3.11以降の日本は、地震・津波・放射能汚染、及びそれに伴う社会的諸問題が芋づる式に連鎖して、世界の終りを予感させるようだった。傾いた東京タワー、止まった電車、瓦礫、帰宅難民、原発から立ち上るキノコ雲。ベタな特撮映画のような風景だった。しかし、正義のヒーローだけが欠けていた。人々は心のどこかで、 ヒーローの誕生を待ち望んできた。彼(あるいは彼女、というか、ほとんどが美形の青少年)は、いつも強くて、優しくて、カッコよくて、戦闘服を着こなして、悪い集団を倒し、大衆を危機から救ってくれる。

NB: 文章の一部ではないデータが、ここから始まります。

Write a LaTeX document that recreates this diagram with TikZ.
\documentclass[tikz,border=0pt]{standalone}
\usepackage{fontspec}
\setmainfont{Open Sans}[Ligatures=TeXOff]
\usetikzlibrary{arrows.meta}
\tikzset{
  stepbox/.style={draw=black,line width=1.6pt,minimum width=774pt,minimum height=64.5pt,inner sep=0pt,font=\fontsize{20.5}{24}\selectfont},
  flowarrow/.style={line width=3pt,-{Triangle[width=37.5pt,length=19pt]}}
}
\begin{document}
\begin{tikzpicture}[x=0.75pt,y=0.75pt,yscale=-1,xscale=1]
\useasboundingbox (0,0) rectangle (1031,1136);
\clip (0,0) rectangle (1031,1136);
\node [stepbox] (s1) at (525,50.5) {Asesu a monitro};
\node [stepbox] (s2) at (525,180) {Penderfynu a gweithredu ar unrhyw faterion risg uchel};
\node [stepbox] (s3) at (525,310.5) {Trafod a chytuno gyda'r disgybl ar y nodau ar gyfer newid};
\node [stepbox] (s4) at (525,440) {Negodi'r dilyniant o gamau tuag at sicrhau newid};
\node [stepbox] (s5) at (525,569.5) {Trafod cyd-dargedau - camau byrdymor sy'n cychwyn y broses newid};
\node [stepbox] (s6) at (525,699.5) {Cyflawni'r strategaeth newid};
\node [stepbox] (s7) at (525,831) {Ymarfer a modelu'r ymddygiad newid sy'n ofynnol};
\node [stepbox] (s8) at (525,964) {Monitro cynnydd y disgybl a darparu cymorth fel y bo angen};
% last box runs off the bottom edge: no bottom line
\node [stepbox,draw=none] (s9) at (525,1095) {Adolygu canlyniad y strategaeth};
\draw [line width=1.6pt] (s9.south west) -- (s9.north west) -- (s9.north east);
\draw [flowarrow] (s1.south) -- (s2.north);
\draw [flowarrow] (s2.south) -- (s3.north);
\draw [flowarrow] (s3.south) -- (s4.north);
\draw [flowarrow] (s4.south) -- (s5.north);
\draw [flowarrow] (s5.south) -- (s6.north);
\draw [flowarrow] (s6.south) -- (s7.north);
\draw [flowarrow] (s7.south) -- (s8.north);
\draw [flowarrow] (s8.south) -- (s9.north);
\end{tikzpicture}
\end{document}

しかし、ヒーローは現れなかった。もしヒーローが現れても、倒すべき敵が見つからなかっただろう。人類に危機をもたらしたのは、悪魔集団ではなく、ヒーローを待ちわびる人類そのものであるからだ。地球を壊し、あらゆる生命に危機をもたらしたのは、人類だ。「トラの首に铃をつけた者こそ、その铃を取り外すことのできる者だ」と中国のことわざにある。残念ながらそのことに気付いている人々は、まだ少数派だ(知らんふりをしているだけかもしれないが)。

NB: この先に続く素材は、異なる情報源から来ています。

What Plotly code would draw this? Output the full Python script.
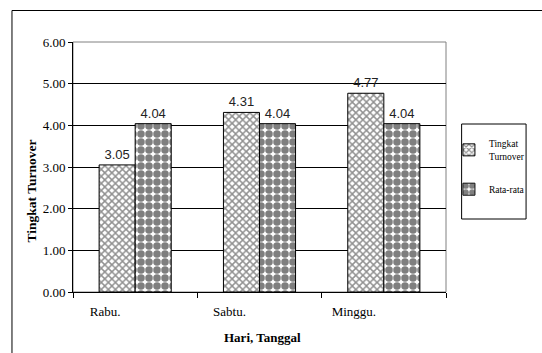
import plotly.graph_objects as go

categories = ["Rabu.", "Sabtu.", "Minggu."]
turnover = [3.05, 4.31, 4.77]
rata_rata = [4.04, 4.04, 4.04]
y_ticks = [0, 1, 2, 3, 4, 5, 6]

W, H = 542, 353
L, R, T, B = 73, 87, 42, 61
pw, ph = W - L - R, H - T - B

def px(x):
    return (x - L) / pw

def py(y):
    return (H - B - y) / ph

serif = "Times New Roman"
sans = "Arial"

fig = go.Figure()
fig.add_trace(go.Bar(
    x=categories, y=turnover, name="Tingkat<br>Turnover",
    marker=dict(color="white", line=dict(color="black", width=1),
                pattern=dict(shape="x", fgcolor="#222222", bgcolor="white", size=5, solidity=0.5)),
    texttemplate="%{y:.2f}", textposition="outside",
    textfont=dict(family=sans, size=13, color="#222222"),
    legendgroup="a", cliponaxis=False,
))
fig.add_trace(go.Bar(
    x=categories, y=rata_rata, name="Rata-rata",
    marker=dict(color="white", line=dict(color="black", width=1),
                pattern=dict(shape=".", fgcolor="black", bgcolor="white", size=8, solidity=0.7)),
    texttemplate="%{y:.2f}", textposition="outside",
    textfont=dict(family=sans, size=13, color="#222222"),
    legendgroup="b", cliponaxis=False,
))

fig.update_layout(
    width=W, height=H,
    margin=dict(l=L, r=R, t=T, b=B),
    paper_bgcolor="white", plot_bgcolor="white",
    barmode="group", bargap=0.42, bargroupgap=0,
    showlegend=True,
    legend=dict(x=px(458), y=py(131), xanchor="left", yanchor="top",
                font=dict(family=serif, size=9.5, color="black"),
                bgcolor="rgba(0,0,0,0)", borderwidth=0,
                traceorder="grouped", tracegroupgap=16, itemwidth=30),
    xaxis=dict(type="category", showline=True, linecolor="black", linewidth=1,
               ticks="outside", tickson="boundaries", ticklen=5, tickcolor="black",
               tickfont=dict(family=serif, size=13, color="black"),
               ticklabelshift=-30, ticklabelstandoff=7,
               showgrid=False, zeroline=False),
    yaxis=dict(range=[0, 6], tickvals=y_ticks, tickformat=".2f",
               showline=True, linecolor="black", linewidth=1,
               ticks="outside", ticklen=4, tickcolor="black",
               tickfont=dict(family=serif, size=13, color="black"),
               showgrid=True, gridcolor="black", gridwidth=1, zeroline=False),
    shapes=[
        dict(type="rect", xref="paper", yref="paper", x0=0, x1=1, y0=0, y1=1,
             line=dict(color="#808080", width=1), layer="below"),
        dict(type="rect", xref="paper", yref="paper", x0=px(10.5), x1=px(560), y0=py(370), y1=py(10.5),
             line=dict(color="black", width=1), layer="below"),
        dict(type="rect", xref="paper", yref="paper", x0=px(471), x1=px(537), y0=py(219), y1=py(124),
             line=dict(color="black", width=1), layer="below"),
    ],
    annotations=[
        dict(text="<b>Tingkat Turnover</b>", xref="paper", yref="paper", x=px(29.5), y=py(191),
             xanchor="center", yanchor="middle",
             textangle=-90, showarrow=False, font=dict(family=serif, size=13.5, color="black")),
        dict(text="<b>Hari, Tanggal</b>", xref="paper", yref="paper", x=px(267.5), y=py(337),
             xanchor="center", yanchor="middle",
             showarrow=False, font=dict(family=serif, size=13, color="black")),
    ],
)

fig.write_html("out.html", config={"displayModeBar": False},
               post_script="document.body.style.margin='0';document.body.style.overflow='hidden';")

この本の中で挙げられている事例の多くは、日本社会のことである。しかしよく見れば、それらが決して日本だけの問題ではなく、世界全体に普遍的な問題である ことが分かる。人々は相変わらず、経済のグローバル化を熱心に推進している。化学汚染・放射能汚染・遺伝子汚染のグローバル化はその付き物だ。私たちはみな、多かれ少なかれ、一人の地球人としてそれに関わっており、責任から逃れることはできない。

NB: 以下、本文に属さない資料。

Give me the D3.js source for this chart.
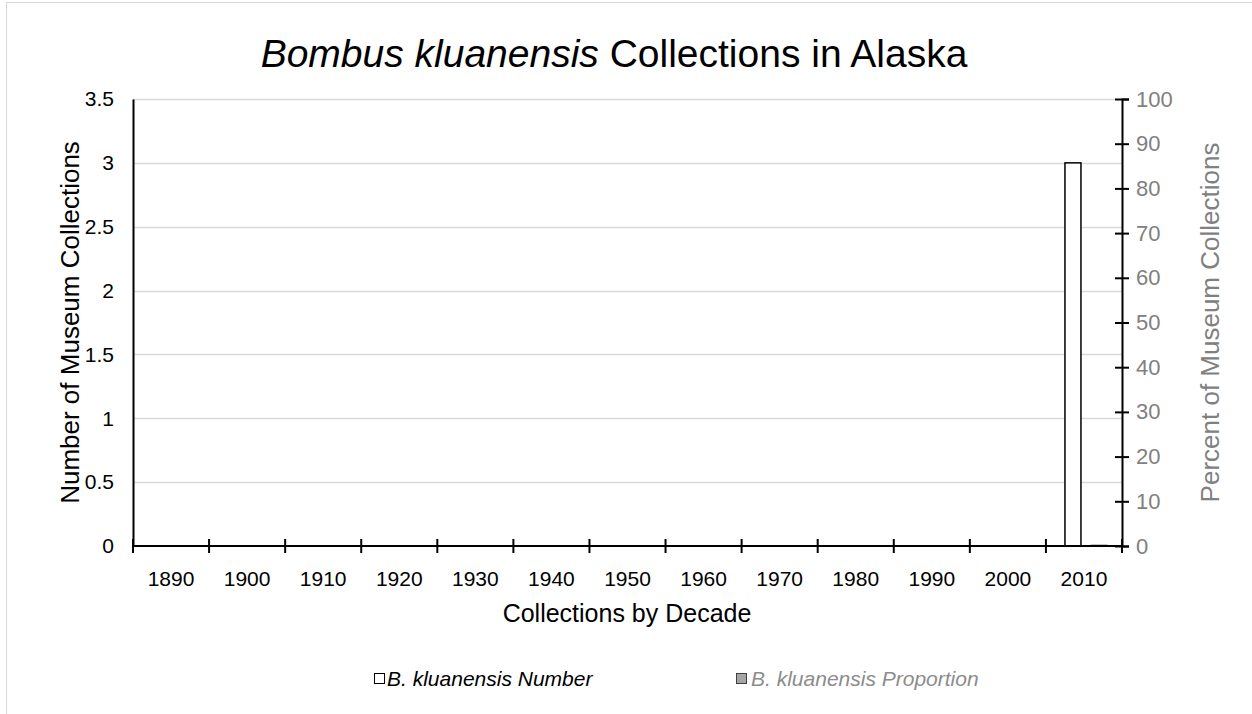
<!DOCTYPE html>
<html><head><meta charset="utf-8">
<script src="https://cdn.jsdelivr.net/npm/d3@7"></script>
<style>
body{margin:0;background:#fff;}
svg{display:block;font-family:"Liberation Sans",Arial,sans-serif;}
</style></head>
<body>
<svg id="chart" width="1252" height="714"></svg>
<script>
const decades = ["1890","1900","1910","1920","1930","1940","1950","1960","1970","1980","1990","2000","2010"];
const numberValues = [null,null,null,null,null,null,null,null,null,null,null,null,3];
const proportionValues = [null,null,null,null,null,null,null,null,null,null,null,null,0];
const leftTicks = [0,0.5,1,1.5,2,2.5,3,3.5];
const rightTicks = [0,10,20,30,40,50,60,70,80,90,100];

const svg = d3.select("#chart");
const W = 1252, H = 714;
const m = {left:133, right:1122, top:99, bottom:546};
const FF = "Liberation Sans, Arial, sans-serif";

// outer border
svg.append("rect").attr("x",6.5).attr("y",2.5).attr("width",W).attr("height",H)
  .attr("fill","none").attr("stroke","#d9d9d9").attr("stroke-width",1);

const x = d3.scaleBand().domain(decades).range([m.left,m.right]).padding(0);
const yL = d3.scaleLinear().domain([0,3.5]).range([m.bottom,m.top]);
const yR = d3.scaleLinear().domain([0,100]).range([m.bottom,m.top]);

// gridlines
svg.append("g").selectAll("line").data(leftTicks.filter(d=>d>0)).join("line")
  .attr("x1",m.left).attr("x2",m.right)
  .attr("y1",d=>Math.round(yL(d))+0.5).attr("y2",d=>Math.round(yL(d))+0.5)
  .attr("stroke","#d9d9d9").attr("stroke-width",1.5);

// bars
const bw = 16;
const data = decades.map((d,i)=>({d, n:numberValues[i], p:proportionValues[i]}));
svg.append("g").selectAll("rect").data(data.filter(d=>d.n!=null)).join("rect")
  .attr("x",d=>x(d.d)+x.bandwidth()/2-bw-3)
  .attr("width",bw)
  .attr("y",d=>yL(d.n)).attr("height",d=>yL(0)-yL(d.n))
  .attr("fill","#fff").attr("stroke","#000").attr("stroke-width",1.5);
svg.append("g").selectAll("rect").data(data.filter(d=>d.p!=null)).join("rect")
  .attr("x",d=>x(d.d)+x.bandwidth()/2+7)
  .attr("width",bw)
  .attr("y",d=>yR(d.p)-1).attr("height",d=>Math.max(1,yR(0)-yR(d.p)))
  .attr("fill","#a5a5a5").attr("stroke","#8c8c8c").attr("stroke-width",1);

// left axis
const gL = svg.append("g").attr("transform",`translate(${m.left},0)`)
  .call(d3.axisLeft(yL).tickValues(leftTicks).tickSize(0).tickPadding(19).tickFormat(d3.format("")));
gL.select(".domain").attr("stroke","#000").attr("stroke-width",2);
gL.selectAll("text").attr("font-size",21).attr("fill","#000").attr("font-family",FF);

// right axis
const gR = svg.append("g").attr("transform",`translate(${m.right},0)`)
  .call(d3.axisRight(yR).tickValues(rightTicks).tickSize(7).tickPadding(7));
gR.select(".domain").attr("stroke","#000").attr("stroke-width",2);
gR.selectAll(".tick line").attr("x1",-7).attr("stroke","#000").attr("stroke-width",2);
gR.selectAll("text").attr("font-size",22).attr("fill","#808080").attr("font-family",FF);

// x axis
const gX = svg.append("g").attr("transform",`translate(0,${m.bottom})`)
  .call(d3.axisBottom(x).tickSize(0).tickPadding(25));
gX.select(".domain").remove();
gX.selectAll("text").attr("font-size",21).attr("fill","#000").attr("font-family",FF);
svg.append("line").attr("x1",m.left).attr("x2",m.right).attr("y1",m.bottom).attr("y2",m.bottom)
  .attr("stroke","#000").attr("stroke-width",2);
const bounds = decades.map(d=>x(d)).concat([m.right]);
svg.append("g").selectAll("line").data(bounds).join("line")
  .attr("x1",d=>d).attr("x2",d=>d).attr("y1",m.bottom-7).attr("y2",m.bottom+7)
  .attr("stroke","#000").attr("stroke-width",2);

// titles
const t = svg.append("text").attr("x",614).attr("y",67).attr("text-anchor","middle")
  .attr("font-size",39).attr("fill","#000");
t.append("tspan").attr("font-style","italic").text("Bombus kluanensis");
t.append("tspan").text(" Collections in Alaska");

svg.append("text").attr("x",627).attr("y",622).attr("text-anchor","middle")
  .attr("font-size",25).attr("fill","#000").text("Collections by Decade");
svg.append("text").attr("transform",`translate(79,${(m.top+m.bottom)/2}) rotate(-90)`)
  .attr("text-anchor","middle").attr("font-size",26).attr("fill","#000").text("Number of Museum Collections");
svg.append("text").attr("transform",`translate(1219,${(m.top+m.bottom)/2}) rotate(-90)`)
  .attr("text-anchor","middle").attr("font-size",26).attr("fill","#808080").text("Percent of Museum Collections");

// legend
const lg = svg.append("g");
lg.append("rect").attr("x",374.5).attr("y",673.5).attr("width",10).attr("height",10)
  .attr("fill","#fff").attr("stroke","#000").attr("stroke-width",1);
lg.append("text").attr("x",387).attr("y",686).attr("font-size",21).attr("font-style","italic")
  .attr("fill","#000").text("B. kluanensis Number");
lg.append("rect").attr("x",736.5).attr("y",673.5).attr("width",10).attr("height",10)
  .attr("fill","#a5a5a5").attr("stroke","#404040").attr("stroke-width",1);
lg.append("text").attr("x",751).attr("y",686).attr("font-size",21).attr("font-style","italic")
  .attr("fill","#8c8c8c").text("B. kluanensis Proportion");
</script>
</body></html>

子ども時代の私は、他の多くの子どもたち同様、世界を救うヒーローになることを夢見ていた。今も懲りことなく、この世界がまだ救えると信じている。そして世界を救うのは正義のヒーローではなく、私たち。つまり、私であり、あなたなのだ。
未来というのは、私たち一人ひとりの小さな選択が積み重ねられたものだ。私たちの生きる現在は、私たちの過去の選択によって成り立っている。だから、地球や生命に調和する道を選択すれば、私たち自身の力によって、美しい未来が築かれることだろう。この本を執筆したのは、辻信一先生の未来に向けた選択である し、それを翻訳したのは同じように、私の選択なのだ。
田 園/でん えん
北京出身。畑に囲まれた田舎の寄宿制中学校、北京師範大学第二付属高校、北京映画学院大学卒。そして来日。中央大学大学院で修士号を取り、博士課程に在籍中。研究分野は宗教社会学だが、その業績はほぼなし。漫画家デビュー歴あり。黒い歴史満載。猛禽保護センター、出稼ぎ労働者の子供のための学校などでボランティアをしていた。中国赤十字社で救命技能認定証をとったが、期限切れている。今は念仏+論語+民間療法+市民農園に情熱を燃やしている。